Pytorch 自定义激活函数

在本文中，我们将介绍如何在Pytorch中自定义激活函数。激活函数在神经网络中起到了非常重要的作用，它们引入了非线性性质，允许网络学习更加复杂的函数。尽管Pytorch已经提供了许多常见的激活函数，如ReLU、Sigmoid和Tanh等，但有时我们可能需要使用自定义的激活函数来满足具体的需求。

阅读更多：Pytorch 教程

Pytorch中的自定义激活函数

Pytorch提供了一个简单而灵活的方式来创建自定义激活函数。我们可以利用Pytorch的nn.Module类来定义一个新的激活函数，并在前向传播中使用它。

下面是一个示例，展示了如何在Pytorch中创建一个自定义的激活函数：

import torch
import torch.nn as nn

class CustomActivation(nn.Module):
    def forward(self, input):
        return torch.sin(input)

在上述示例中，我们创建了一个名为CustomActivation的自定义激活函数。在forward方法中，我们使用了torch.sin函数作为激活函数的计算逻辑。你可以根据自己的需求自定义任何适用的激活函数。

如何在模型中使用自定义激活函数

一旦我们创建了自定义的激活函数类，我们可以像使用其他内置的激活函数一样在模型中使用它。以下是一个使用自定义激活函数的简单示例：

import torch
import torch.nn as nn

class CustomModel(nn.Module):
    def __init__(self):
        super(CustomModel, self).__init__()
        self.linear = nn.Linear(10, 5)
        self.activation = CustomActivation()

    def forward(self, input):
        output = self.linear(input)
        output = self.activation(output)
        return output

在上述示例中，我们创建了一个包含一个线性层和自定义激活函数的模型。在forward方法中，我们首先使用线性层进行输入的计算，然后使用自定义激活函数进行激活。这样，我们就可以方便地在模型中使用自定义的激活函数。

自定义激活函数的实际应用

自定义激活函数可以根据我们的需求提供更灵活的选择。它们可以用于解决各种不同的问题，如改进模型性能、适应不同的数据分布等。

下面是一些常见的自定义激活函数和它们的应用示例：

LeakyReLU

LeakyReLU是一个修正的线性整流单元，在负值区域引入一个小的斜率，以避免ReLU的某些负面影响。它在处理稀疏数据时特别有帮助。

import torch
import torch.nn as nn

class LeakyReLU(nn.Module):
    def __init__(self, negative_slope=0.01):
        super(LeakyReLU, self).__init__()
        self.negative_slope = negative_slope

    def forward(self, input):
        return torch.where(input >= 0, input, self.negative_slope * input)

Swish

Swish是一种类似于ReLU的激活函数，它在ReLU的基础上引入了一个可学习的参数。
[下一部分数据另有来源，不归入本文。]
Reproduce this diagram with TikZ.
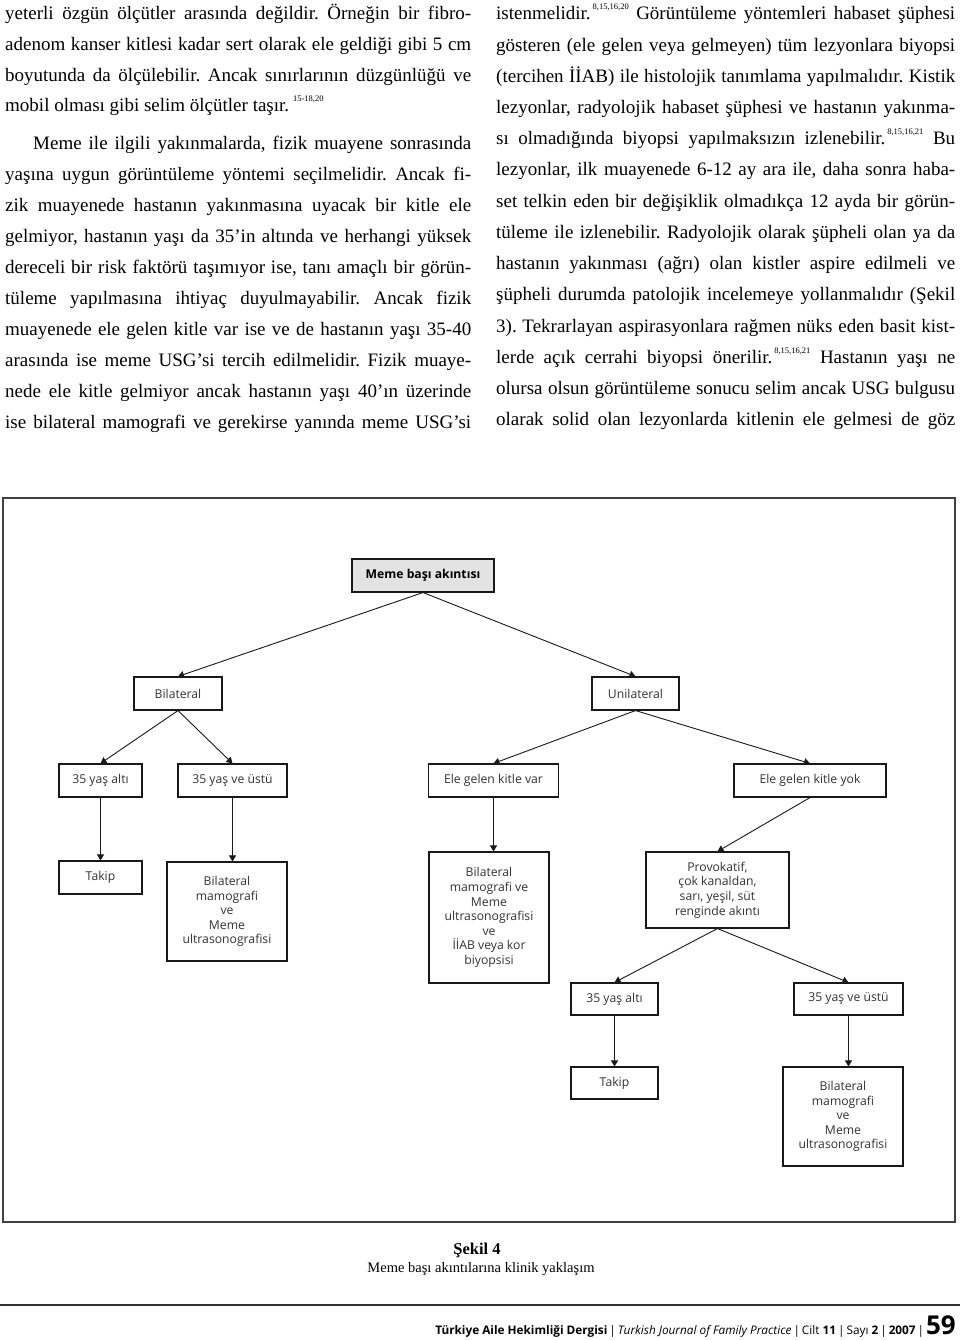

它在一些图像分类和语音识别任务中取得了非常好的效果。

import torch
import torch.nn as nn

class Swish(nn.Module):
    def forward(self, input):
        return input * torch.sigmoid(input)

Gaussian Error Linear Unit (GELU)

GELU是一种近似高斯误差的激活函数，在一些自然语言处理和机器翻译任务中取得了非常好的效果

import torch
import torch.nn as nn

class GELU(nn.Module):
    def forward(self, input):
        return 0.5 * input * (1 + torch.tanh(0.797885 * (input + 0.044715 * torch.pow(input, 3))))

自定义激活函数的训练

当使用自定义激活函数时，我们需要注意保持梯度的传播。Pytorch的自动求导机制可以很好地处理内置的激活函数，但对于自定义的激活函数，我们需要手动处理它们的导数。

以下是一个示例，展示了如何在自定义激活函数中处理梯度的传播：

import torch
import torch.nn as nn

class CustomActivation(nn.Module):
    def forward(self, input):
        output = 2 * input # 自定义激活函数的计算逻辑
        grad_input = 2 # 激活函数对输入的导数
        input.register_hook(lambda grad: grad * grad_input) # 处理梯度传播
        return output

在上述示例中，我们首先定义了一个自定义激活函数，并在forward方法中计算了激活值。然后，我们定义了一个grad_input变量，存储了激活函数对输入的导数。接下来，我们使用register_hook函数注册一个钩子，该钩子会在反向传播时调用，在这里我们将输入的梯度乘以导数，实现了对梯度的处理。